Galphao/i and Galphas signaling function in parallel with the MSP/Eph receptor to control meiotic diapause in C. elegans.

BACKGROUND: A conserved biological feature of sexual reproduction in animals is that oocytes arrest in meiotic prophase and resume meiosis in response to extraovarian signals. In C. elegans, sperm trigger meiotic resumption by means of the major sperm protein ( MSP) signal. MSP promotes meiotic resumption by functioning as an ephrin-signaling antagonist and by counteracting inhibitory inputs from the somatic gonadal sheath cells. RESULTS: By using a genome-wide RNAi screen in a female-sterile genetic background, we identified 17 conserved genes that maintain meiotic arrest in the absence of the MSP signal.
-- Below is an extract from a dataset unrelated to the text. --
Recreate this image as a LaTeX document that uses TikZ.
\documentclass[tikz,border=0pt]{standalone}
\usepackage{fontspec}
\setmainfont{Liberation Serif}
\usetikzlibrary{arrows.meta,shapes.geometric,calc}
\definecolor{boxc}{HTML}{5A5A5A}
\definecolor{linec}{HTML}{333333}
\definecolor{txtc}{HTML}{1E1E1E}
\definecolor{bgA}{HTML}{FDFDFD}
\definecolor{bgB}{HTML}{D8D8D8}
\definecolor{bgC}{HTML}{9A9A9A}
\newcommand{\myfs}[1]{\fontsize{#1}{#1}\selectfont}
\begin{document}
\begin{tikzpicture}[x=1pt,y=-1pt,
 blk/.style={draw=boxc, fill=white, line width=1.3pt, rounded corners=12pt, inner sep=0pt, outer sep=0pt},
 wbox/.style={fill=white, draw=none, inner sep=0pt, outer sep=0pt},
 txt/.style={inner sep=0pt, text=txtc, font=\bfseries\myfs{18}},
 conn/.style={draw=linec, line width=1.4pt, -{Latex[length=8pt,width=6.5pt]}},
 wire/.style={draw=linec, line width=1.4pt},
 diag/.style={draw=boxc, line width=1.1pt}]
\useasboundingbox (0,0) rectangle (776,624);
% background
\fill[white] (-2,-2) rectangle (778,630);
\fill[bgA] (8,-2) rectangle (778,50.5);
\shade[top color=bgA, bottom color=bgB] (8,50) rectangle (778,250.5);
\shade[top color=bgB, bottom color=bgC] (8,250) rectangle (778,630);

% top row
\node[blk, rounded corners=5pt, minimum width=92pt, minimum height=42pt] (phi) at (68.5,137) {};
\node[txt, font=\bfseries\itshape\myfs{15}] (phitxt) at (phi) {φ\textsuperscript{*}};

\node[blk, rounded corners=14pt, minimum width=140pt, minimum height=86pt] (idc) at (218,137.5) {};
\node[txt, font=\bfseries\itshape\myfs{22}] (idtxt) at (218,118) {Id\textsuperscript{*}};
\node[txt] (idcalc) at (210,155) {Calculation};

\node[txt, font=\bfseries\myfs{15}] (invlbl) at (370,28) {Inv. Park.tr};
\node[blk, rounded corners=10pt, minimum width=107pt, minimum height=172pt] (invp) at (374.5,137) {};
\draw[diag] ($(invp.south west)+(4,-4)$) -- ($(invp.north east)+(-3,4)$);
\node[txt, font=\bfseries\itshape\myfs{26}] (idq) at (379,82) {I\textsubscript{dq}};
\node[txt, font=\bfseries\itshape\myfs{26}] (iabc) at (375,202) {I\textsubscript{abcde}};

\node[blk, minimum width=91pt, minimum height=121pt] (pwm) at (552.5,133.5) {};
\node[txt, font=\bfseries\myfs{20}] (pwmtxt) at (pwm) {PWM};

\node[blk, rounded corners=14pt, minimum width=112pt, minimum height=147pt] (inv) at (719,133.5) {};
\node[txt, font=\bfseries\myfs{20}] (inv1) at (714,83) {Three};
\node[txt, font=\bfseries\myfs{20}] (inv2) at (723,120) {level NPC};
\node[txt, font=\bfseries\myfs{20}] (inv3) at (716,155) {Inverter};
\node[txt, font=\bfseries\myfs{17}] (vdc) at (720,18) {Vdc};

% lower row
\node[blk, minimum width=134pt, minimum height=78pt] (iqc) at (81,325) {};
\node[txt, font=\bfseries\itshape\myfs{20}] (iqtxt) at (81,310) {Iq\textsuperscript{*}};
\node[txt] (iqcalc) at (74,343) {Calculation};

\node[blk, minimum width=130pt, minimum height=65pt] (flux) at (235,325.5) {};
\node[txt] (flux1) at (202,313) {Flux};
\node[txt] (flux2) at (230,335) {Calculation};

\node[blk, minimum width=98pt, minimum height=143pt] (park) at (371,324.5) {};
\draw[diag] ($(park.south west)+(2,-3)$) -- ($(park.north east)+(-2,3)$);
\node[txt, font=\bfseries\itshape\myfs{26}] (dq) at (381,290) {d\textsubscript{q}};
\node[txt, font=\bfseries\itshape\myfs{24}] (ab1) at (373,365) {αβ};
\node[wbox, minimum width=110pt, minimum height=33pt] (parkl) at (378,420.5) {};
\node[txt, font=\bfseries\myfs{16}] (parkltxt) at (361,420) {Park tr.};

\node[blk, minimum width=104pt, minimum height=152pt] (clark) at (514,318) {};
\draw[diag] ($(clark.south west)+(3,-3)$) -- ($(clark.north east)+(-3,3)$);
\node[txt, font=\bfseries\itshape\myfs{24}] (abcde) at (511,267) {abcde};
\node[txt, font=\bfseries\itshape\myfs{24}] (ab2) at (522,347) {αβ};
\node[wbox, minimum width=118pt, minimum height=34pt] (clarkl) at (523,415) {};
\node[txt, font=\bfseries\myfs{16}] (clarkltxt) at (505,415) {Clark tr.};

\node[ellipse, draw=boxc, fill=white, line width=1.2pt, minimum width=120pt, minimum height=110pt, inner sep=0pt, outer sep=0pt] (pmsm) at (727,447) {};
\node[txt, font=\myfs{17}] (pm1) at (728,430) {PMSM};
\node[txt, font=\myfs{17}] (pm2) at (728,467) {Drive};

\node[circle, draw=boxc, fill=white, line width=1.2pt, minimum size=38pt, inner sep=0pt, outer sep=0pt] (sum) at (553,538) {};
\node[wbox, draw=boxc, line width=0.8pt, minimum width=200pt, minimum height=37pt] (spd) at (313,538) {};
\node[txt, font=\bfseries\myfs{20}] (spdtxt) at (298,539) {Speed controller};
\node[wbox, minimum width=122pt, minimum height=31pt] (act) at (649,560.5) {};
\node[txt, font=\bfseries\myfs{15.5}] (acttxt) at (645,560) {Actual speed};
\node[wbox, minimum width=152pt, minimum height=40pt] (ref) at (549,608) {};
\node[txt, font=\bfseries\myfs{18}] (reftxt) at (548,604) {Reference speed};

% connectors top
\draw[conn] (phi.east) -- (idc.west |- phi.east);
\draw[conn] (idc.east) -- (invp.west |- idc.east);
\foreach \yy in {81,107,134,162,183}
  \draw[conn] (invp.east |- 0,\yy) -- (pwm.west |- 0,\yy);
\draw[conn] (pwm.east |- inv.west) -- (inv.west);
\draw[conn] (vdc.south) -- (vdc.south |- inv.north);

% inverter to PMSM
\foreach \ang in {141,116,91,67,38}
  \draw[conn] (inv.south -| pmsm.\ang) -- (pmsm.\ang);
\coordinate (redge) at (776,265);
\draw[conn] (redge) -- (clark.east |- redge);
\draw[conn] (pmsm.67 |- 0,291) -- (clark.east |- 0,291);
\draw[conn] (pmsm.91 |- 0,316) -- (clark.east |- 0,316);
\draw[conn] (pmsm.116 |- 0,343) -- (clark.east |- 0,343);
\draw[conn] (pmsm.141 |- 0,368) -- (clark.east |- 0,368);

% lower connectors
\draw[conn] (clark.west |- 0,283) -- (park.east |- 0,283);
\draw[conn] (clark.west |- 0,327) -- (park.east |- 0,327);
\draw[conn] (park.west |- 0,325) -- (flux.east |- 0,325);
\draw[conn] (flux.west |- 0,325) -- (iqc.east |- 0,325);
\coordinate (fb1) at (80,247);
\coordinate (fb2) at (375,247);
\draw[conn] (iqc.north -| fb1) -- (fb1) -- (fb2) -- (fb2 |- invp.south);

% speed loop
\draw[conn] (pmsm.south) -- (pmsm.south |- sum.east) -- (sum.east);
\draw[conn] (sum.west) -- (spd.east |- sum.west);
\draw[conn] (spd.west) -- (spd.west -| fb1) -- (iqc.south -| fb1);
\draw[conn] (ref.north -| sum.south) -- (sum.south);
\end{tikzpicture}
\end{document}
In vitro binding experiments show that MSP promotes oocyte mitogen-activated protein kinase activation and meiotic maturation in part through direct interaction with the VAB-1 Eph receptor. Four conserved proteins, including a disabled protein (DAB-1), a vav family GEF (VAV-1), a protein kinase C ( PKC-1), and a STAM homolog (PQN-19), function with the VAB-1 Eph/ MSP receptor in oocytes. We show that antagonistic Galphao/i and Galphas signaling pathways function in the soma to regulate meiotic maturation in parallel to the VAB-1 pathway. Galphas activity is necessary and sufficient to promote meiotic maturation, which it does in part by antagonizing inhibitory sheath/oocyte gap-junctional communication. CONCLUSIONS: Our findings show that oocyte Eph receptor and somatic cell G protein signaling pathways control meiotic diapause in C. elegans, highlighting contrasts and parallels between MSP signaling in C. elegans and luteinizing hormone signaling in mammals.[1]